The final moments of ‘The Swaying of the Spine’ are ritual drone executed at the highest level, each chord laden with distortion and delivered at maximum volume. There are echoes of early Boris here in that there is a feeling of movement and progression at work, every strum existing as part of a whole rather than as a floating, isolated sonic entity. The chant of mudras and the occasional melodic chime of a singing bowl help to elevate the overwhelming earthiness that groans and screams in the foreground, establishing from an early juncture Unfold’s intent with perfect clarity.
For the most part, The Throne Of Sumeru is exactly what it intends to be, a marriage of Buddhist practice and amplifier worship that never feels the need to differentiate between the two, applying the opposing/complementing forces of yin and yang to create works that are genuinely transformative. ‘ॐ मणि पद्मे हूँ’ (Om mani padme hum, the Sanskrit mantra associated with the bodhisattva of compassion) is suitably light, stressing chants and softer, more melodic progressions while still sounding positively monolithic, whereas ‘मेरु (Blowing Of The Kangling)’ (named for Sumeru, a mountain considered sacred within Buddhist, Hindu and Jainist teachings, and the kangling, a flute made from a human tibia or femur that is sometimes used in funeral processions) is a deeper, darker journey.

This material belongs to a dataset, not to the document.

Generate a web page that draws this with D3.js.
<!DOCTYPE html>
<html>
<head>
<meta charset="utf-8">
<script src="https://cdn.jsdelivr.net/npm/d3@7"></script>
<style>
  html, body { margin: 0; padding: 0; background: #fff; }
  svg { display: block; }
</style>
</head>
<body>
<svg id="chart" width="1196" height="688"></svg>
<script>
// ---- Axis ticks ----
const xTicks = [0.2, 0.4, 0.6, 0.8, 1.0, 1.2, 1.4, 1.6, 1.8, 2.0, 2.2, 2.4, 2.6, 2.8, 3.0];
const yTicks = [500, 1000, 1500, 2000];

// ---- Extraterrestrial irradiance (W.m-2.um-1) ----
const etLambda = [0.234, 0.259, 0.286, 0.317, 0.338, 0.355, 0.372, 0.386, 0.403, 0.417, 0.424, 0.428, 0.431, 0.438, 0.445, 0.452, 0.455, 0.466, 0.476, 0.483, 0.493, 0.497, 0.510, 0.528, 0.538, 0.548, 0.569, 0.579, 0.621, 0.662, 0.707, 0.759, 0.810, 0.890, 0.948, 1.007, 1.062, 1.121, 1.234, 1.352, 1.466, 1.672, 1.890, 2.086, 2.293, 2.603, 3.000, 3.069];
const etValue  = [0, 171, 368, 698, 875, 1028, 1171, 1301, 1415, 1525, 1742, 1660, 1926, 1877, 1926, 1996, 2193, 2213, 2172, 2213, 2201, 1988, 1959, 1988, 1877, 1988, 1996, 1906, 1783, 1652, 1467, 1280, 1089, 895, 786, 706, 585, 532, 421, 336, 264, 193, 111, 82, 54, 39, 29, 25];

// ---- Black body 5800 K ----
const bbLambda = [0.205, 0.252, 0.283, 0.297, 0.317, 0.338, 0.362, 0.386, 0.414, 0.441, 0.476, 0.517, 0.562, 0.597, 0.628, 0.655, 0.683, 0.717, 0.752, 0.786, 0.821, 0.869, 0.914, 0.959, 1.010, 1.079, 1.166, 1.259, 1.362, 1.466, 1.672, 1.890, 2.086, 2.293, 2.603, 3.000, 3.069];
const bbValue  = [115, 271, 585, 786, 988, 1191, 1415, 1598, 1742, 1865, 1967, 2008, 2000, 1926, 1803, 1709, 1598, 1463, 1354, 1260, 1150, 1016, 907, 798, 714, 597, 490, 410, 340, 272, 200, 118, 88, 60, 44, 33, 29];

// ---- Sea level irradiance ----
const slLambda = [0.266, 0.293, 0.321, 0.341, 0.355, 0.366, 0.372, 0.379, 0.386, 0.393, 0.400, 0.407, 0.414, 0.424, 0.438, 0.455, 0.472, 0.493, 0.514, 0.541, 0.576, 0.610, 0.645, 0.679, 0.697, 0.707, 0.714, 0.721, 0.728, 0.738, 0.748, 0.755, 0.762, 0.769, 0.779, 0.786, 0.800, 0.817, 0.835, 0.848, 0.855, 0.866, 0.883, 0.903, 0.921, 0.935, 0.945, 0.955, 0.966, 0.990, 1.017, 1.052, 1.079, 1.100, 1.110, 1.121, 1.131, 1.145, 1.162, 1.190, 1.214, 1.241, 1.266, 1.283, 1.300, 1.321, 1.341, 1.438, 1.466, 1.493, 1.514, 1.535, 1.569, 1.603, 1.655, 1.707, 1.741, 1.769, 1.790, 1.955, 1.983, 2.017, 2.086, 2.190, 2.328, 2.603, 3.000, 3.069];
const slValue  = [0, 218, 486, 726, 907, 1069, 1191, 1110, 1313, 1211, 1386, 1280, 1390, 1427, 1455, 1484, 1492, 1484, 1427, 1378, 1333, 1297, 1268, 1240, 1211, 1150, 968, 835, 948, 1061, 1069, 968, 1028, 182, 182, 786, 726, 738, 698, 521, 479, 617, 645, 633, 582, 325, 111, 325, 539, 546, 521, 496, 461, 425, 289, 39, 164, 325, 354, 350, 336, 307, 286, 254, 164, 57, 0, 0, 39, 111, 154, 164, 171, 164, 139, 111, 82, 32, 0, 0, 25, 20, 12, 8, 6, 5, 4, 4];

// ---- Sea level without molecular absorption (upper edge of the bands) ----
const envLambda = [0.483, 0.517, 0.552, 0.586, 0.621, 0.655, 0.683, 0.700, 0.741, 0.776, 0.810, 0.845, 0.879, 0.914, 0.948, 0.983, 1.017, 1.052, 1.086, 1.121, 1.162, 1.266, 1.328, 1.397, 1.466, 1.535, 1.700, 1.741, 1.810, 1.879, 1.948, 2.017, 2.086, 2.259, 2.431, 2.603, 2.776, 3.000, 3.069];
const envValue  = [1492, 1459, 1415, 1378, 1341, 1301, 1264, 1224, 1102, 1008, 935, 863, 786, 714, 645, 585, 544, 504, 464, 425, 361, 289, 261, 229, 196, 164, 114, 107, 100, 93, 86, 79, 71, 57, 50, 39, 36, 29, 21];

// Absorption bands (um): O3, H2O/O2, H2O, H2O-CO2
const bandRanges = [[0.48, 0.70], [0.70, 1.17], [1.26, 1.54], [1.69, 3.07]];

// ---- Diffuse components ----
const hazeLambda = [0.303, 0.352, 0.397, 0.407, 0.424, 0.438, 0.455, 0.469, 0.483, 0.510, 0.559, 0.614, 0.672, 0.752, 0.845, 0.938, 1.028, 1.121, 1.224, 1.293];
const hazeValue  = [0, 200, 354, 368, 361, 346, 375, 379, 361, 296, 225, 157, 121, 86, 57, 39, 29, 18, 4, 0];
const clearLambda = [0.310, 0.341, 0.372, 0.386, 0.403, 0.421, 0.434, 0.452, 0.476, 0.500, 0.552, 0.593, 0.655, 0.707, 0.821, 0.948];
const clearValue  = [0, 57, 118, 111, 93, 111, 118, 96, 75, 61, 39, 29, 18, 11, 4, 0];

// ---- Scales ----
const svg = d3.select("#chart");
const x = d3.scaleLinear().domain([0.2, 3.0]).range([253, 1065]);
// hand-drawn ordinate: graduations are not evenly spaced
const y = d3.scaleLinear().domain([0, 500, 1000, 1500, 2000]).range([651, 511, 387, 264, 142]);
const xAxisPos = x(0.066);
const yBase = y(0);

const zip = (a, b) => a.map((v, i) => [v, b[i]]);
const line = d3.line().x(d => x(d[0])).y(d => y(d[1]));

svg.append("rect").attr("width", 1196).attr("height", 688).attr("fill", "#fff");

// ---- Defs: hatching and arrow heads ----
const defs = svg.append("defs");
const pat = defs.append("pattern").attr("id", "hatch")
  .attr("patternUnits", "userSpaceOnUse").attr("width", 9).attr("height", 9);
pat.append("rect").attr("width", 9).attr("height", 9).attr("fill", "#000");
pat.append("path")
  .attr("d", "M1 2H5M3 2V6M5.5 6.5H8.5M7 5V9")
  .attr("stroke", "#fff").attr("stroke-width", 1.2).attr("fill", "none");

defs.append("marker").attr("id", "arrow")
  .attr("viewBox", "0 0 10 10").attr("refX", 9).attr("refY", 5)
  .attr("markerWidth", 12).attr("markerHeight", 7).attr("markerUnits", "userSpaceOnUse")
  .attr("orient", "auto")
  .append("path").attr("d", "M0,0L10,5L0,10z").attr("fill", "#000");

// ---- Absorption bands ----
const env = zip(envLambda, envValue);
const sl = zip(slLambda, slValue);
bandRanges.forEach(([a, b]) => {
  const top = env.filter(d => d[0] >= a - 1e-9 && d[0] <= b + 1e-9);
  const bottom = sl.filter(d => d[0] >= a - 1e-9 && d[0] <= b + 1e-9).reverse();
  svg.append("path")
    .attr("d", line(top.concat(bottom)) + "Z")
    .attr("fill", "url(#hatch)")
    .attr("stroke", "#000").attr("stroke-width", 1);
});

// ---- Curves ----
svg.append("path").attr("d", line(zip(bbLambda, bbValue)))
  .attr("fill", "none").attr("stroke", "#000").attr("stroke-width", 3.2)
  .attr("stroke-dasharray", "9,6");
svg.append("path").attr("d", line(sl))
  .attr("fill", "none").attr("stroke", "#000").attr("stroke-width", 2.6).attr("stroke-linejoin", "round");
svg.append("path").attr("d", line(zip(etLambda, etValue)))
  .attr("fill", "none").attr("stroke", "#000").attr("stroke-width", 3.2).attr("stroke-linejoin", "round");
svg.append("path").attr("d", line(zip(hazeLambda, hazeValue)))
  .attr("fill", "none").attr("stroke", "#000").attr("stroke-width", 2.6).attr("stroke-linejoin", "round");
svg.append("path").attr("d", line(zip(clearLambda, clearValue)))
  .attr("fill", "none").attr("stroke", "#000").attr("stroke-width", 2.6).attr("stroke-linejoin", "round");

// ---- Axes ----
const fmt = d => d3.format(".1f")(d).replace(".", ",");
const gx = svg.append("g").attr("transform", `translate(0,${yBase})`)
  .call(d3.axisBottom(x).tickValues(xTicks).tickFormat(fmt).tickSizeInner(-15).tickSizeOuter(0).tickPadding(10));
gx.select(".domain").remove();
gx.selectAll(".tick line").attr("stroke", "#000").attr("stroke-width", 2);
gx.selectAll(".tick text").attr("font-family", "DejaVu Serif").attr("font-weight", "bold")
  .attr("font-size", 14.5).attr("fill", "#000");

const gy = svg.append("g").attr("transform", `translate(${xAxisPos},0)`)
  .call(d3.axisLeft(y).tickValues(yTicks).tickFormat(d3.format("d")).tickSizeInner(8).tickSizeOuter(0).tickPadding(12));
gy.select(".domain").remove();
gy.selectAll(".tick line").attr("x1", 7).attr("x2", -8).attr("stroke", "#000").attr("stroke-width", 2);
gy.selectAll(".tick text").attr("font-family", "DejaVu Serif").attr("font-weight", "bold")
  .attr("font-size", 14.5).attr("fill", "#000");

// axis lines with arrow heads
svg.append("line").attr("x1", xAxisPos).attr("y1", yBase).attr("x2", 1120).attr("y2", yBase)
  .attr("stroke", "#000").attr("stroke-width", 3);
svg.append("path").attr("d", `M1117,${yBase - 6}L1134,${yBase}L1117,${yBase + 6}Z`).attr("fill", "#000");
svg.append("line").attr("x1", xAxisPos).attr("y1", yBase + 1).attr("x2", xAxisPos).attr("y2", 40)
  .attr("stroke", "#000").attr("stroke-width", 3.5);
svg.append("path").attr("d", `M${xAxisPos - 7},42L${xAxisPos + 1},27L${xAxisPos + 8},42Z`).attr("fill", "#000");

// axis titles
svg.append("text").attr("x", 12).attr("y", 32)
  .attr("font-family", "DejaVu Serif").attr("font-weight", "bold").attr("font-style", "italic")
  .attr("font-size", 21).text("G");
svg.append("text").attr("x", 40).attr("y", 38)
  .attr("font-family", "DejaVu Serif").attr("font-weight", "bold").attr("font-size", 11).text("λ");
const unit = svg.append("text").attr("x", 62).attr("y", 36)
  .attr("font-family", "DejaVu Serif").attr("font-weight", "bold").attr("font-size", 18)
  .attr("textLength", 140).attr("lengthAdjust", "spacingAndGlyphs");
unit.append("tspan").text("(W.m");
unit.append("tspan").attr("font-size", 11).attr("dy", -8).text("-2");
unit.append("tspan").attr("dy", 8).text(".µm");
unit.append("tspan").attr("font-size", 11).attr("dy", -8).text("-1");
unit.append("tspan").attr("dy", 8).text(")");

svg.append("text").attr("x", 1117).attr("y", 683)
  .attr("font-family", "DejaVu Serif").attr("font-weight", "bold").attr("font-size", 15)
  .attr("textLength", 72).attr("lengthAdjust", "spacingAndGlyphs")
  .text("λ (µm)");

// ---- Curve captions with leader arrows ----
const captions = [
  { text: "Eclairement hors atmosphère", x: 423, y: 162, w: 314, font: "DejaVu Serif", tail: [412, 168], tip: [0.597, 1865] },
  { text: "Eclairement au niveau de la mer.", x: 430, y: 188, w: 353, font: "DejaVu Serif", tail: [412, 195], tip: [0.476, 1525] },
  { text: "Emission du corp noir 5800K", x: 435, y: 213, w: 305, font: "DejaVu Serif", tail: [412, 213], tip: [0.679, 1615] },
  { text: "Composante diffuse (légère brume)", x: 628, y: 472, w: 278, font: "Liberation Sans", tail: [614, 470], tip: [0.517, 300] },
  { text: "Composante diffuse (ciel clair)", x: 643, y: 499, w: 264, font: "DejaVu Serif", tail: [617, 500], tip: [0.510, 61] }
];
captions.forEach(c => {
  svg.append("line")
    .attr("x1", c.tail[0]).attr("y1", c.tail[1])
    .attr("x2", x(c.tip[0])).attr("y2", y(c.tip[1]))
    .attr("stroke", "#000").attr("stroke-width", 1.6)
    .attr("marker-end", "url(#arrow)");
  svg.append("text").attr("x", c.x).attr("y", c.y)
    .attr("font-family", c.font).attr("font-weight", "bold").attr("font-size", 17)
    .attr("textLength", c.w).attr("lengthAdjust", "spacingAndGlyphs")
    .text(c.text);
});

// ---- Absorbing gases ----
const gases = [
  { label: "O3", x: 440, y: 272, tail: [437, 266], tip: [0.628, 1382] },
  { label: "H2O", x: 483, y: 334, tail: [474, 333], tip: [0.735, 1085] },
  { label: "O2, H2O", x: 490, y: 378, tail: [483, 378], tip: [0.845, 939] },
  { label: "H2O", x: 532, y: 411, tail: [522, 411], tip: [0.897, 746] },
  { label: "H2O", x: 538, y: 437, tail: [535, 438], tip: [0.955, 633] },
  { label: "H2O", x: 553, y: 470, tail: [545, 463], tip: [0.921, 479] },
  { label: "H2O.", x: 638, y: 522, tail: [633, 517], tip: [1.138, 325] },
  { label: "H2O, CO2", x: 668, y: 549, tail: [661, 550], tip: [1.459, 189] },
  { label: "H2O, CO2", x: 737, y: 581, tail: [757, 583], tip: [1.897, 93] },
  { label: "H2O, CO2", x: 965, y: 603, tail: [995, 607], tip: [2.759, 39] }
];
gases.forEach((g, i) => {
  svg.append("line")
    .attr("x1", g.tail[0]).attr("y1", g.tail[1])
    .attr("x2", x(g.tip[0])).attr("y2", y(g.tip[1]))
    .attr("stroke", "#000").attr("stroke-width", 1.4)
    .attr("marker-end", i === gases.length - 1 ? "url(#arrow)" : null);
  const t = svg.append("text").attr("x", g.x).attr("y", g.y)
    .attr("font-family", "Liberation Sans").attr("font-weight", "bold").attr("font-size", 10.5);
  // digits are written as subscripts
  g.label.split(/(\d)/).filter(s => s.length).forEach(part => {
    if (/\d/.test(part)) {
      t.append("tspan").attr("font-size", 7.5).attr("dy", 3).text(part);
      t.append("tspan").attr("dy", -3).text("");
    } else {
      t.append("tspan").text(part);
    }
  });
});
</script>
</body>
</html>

Pace is slowed to a crawl, the brightness of tone is dimmed almost to pitch darkness and it feels like a journey into the underworld, a barren landscape of buzzing subsonics and the steady, ominous chime of a bell.
If there is one track that truly goes against the flow that Bryant has established it is, ironically enough, ‘Flow’. This is pure groove, a heady journey through drums, bass, sitar and sick-ass drones that feels like Om’s Advaitic Songs stripped down to its core. If the bassline doesn’t draw you in, all fuzz and louche raga charm that will rattle around the skull for days, the air of positivity and reverence that ripples through this brief but deceptively complex jam will leave you in a haze of general good vibes that will stick with you as long as that bass riff, if not longer
Closer ‘Between Two Worlds’ serves as an extended wind-down for the listening session / meditation practice / whatever you’ve been engaging in, a final 15-or-so minutes of low, comforting drone and chant that fades out to let the hustle and dim of the world back in, marking the end of a listening experience that deserves to be embraced and absorbed. For meditation novices it serves as a unique primer that bridges the world of drone and spirituality in a way that is rarely tackled in quite so explicit a manner (for more on this, Mysticism, Ritual and Religion in Drone Metal by Owen Coggins is a great text on the subject) and for experienced practitioners, it might prove to be a useful tool in your own practice. Either way, this is worth seeking out.